## [What you will do]
Sift the listing for lines that hold the string "Output" and pull them out.

Records with drawing code:
....

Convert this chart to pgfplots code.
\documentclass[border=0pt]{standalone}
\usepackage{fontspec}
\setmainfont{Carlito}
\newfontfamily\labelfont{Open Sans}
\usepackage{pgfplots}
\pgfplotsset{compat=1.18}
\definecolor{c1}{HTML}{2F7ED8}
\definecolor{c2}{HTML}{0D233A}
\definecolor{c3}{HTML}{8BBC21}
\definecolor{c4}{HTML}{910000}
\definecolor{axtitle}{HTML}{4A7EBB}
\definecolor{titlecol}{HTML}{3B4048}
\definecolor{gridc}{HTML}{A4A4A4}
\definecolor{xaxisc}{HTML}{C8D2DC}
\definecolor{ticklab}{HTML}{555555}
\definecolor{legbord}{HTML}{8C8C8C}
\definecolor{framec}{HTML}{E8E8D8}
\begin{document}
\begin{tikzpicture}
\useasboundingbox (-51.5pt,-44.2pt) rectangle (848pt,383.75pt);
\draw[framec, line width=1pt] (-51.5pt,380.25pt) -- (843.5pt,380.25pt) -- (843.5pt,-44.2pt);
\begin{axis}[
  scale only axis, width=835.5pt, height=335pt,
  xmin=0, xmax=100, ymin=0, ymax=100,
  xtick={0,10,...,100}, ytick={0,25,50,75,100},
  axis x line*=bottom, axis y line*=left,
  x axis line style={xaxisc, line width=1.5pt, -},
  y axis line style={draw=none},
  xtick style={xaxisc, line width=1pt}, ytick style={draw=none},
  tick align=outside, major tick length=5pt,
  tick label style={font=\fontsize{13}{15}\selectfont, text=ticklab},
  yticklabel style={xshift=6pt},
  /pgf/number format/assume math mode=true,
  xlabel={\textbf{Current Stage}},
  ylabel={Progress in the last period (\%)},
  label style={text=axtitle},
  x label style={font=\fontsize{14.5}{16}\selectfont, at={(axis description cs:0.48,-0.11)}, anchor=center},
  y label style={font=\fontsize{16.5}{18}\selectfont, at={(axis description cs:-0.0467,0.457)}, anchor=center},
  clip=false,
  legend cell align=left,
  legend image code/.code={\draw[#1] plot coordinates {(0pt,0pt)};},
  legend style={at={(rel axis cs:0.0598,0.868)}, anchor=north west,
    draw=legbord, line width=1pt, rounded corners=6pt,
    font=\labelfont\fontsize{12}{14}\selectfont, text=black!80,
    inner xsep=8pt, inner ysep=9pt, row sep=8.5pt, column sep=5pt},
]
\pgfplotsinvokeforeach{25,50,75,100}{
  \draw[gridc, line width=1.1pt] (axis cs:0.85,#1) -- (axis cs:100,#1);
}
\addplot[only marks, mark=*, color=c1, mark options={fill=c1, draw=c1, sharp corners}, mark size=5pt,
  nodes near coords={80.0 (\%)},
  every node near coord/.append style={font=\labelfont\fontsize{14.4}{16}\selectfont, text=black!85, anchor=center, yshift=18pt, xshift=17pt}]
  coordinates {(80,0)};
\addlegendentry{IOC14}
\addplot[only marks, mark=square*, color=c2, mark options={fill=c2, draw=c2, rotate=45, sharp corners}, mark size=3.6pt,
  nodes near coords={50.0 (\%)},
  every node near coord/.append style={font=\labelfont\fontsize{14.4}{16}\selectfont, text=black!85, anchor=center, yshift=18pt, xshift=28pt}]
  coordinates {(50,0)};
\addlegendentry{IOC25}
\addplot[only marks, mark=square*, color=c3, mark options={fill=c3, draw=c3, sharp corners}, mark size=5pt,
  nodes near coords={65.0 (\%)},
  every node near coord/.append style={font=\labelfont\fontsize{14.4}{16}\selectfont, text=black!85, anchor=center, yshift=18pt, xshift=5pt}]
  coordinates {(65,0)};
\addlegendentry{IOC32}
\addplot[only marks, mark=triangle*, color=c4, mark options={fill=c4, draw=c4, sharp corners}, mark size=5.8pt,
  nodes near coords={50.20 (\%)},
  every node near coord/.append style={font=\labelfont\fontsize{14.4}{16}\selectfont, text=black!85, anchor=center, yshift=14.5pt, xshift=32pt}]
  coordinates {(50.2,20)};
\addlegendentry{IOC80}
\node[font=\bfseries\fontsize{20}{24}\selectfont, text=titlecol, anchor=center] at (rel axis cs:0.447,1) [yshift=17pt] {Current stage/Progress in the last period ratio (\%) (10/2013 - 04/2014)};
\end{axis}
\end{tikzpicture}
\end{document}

....

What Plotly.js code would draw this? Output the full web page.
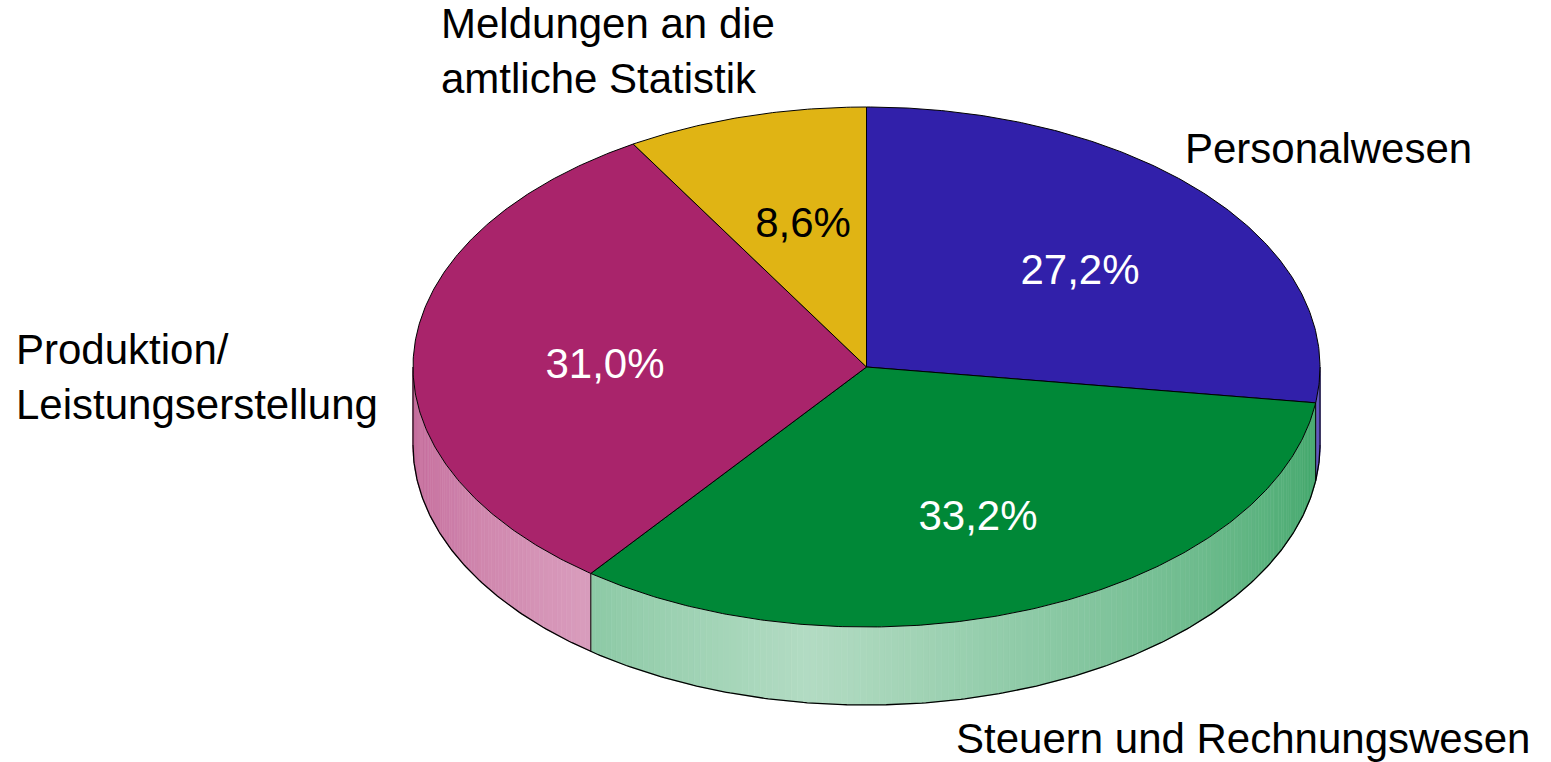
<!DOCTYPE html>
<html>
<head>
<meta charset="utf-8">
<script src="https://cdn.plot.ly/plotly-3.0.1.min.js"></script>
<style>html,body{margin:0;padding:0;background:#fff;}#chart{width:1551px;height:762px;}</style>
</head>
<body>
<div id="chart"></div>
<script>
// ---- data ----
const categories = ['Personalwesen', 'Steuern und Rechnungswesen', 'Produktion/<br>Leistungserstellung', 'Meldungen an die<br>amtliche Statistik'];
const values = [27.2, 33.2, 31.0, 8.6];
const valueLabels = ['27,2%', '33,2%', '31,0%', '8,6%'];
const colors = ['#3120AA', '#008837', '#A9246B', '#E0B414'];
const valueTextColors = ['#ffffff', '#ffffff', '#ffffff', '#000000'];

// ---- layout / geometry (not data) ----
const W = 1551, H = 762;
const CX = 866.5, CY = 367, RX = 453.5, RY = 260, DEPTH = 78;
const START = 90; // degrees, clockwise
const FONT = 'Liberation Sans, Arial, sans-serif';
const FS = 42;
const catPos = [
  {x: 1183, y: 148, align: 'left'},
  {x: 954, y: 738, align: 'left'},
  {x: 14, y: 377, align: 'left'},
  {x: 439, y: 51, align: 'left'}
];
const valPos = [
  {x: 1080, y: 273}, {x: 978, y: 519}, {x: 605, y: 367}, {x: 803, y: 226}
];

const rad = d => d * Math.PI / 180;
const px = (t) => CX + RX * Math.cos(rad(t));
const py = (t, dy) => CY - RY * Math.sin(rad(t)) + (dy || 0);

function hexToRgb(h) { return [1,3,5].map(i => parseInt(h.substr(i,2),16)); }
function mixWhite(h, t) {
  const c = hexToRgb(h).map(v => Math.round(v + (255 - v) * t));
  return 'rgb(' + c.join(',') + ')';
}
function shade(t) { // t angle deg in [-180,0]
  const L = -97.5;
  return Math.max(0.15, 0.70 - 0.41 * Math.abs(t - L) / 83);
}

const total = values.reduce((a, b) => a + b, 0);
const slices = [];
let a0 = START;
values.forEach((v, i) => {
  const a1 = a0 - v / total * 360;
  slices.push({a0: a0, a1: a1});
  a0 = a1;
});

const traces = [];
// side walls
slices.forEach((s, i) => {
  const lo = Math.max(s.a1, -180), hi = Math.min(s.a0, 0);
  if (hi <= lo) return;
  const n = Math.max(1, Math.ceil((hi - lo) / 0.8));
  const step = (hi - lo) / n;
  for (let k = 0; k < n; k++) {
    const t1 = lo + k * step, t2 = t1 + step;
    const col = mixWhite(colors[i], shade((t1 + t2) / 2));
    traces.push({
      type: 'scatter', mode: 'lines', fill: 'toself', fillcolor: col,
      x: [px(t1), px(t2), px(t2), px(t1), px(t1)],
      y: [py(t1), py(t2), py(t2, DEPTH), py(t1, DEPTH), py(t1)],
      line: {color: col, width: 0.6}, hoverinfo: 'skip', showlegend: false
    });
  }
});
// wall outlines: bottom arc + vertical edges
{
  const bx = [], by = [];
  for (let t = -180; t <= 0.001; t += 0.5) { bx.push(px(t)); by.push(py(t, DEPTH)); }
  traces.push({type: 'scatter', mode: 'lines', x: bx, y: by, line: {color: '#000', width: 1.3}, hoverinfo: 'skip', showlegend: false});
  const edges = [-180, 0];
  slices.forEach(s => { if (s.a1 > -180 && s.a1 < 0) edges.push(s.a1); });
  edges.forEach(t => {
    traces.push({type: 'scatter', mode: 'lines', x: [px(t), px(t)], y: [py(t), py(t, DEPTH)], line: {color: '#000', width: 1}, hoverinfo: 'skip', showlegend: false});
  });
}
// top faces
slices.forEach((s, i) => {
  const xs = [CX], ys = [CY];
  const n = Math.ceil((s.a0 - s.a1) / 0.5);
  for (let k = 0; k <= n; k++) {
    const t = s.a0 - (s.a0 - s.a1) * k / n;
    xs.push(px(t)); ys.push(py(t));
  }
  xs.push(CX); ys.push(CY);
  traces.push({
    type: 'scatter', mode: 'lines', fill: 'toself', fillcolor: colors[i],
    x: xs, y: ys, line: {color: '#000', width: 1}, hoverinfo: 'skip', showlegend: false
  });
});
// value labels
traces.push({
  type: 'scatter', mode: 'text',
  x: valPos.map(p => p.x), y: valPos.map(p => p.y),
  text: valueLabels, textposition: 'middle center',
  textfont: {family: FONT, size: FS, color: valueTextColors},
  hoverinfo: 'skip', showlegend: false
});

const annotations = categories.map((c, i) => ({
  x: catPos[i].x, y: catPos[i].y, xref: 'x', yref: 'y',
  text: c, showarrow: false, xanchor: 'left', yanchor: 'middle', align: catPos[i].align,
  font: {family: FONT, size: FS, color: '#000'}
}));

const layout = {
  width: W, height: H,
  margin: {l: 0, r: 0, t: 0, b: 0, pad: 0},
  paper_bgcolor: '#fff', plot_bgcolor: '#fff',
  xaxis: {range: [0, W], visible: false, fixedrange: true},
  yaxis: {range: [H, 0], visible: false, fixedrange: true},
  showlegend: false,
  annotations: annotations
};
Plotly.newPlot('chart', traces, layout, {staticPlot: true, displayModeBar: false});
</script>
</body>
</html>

....

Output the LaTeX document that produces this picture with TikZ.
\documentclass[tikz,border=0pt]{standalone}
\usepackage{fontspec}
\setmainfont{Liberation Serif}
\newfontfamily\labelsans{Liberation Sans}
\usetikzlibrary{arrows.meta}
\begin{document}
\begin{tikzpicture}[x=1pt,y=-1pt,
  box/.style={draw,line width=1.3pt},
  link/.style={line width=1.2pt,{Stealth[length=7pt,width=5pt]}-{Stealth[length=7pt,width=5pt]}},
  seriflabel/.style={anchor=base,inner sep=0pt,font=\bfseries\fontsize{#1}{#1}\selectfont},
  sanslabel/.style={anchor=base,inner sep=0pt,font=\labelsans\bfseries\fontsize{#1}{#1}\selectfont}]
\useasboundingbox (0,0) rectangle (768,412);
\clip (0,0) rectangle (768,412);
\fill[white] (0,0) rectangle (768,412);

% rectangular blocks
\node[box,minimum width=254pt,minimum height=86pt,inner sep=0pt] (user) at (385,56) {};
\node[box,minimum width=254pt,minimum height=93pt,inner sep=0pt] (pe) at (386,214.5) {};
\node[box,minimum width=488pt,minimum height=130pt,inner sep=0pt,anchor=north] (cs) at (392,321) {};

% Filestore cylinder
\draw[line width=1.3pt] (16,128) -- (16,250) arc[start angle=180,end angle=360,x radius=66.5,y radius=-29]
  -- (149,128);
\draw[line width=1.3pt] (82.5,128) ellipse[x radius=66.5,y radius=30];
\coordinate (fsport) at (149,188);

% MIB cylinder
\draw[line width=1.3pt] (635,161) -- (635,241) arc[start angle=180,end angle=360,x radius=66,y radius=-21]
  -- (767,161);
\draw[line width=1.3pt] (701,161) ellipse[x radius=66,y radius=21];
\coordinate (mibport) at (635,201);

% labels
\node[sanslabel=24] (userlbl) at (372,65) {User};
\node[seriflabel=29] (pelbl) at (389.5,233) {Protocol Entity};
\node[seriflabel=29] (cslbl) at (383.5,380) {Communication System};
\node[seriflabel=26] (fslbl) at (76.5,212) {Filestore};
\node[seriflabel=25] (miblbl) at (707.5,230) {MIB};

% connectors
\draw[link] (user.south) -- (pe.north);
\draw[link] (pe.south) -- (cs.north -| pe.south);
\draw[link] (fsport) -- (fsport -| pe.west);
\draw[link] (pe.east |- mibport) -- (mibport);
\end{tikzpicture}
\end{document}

....

## [The completed task]
What Plotly.js code would draw this? Output the full web page.
Output the LaTeX document that produces this picture with TikZ.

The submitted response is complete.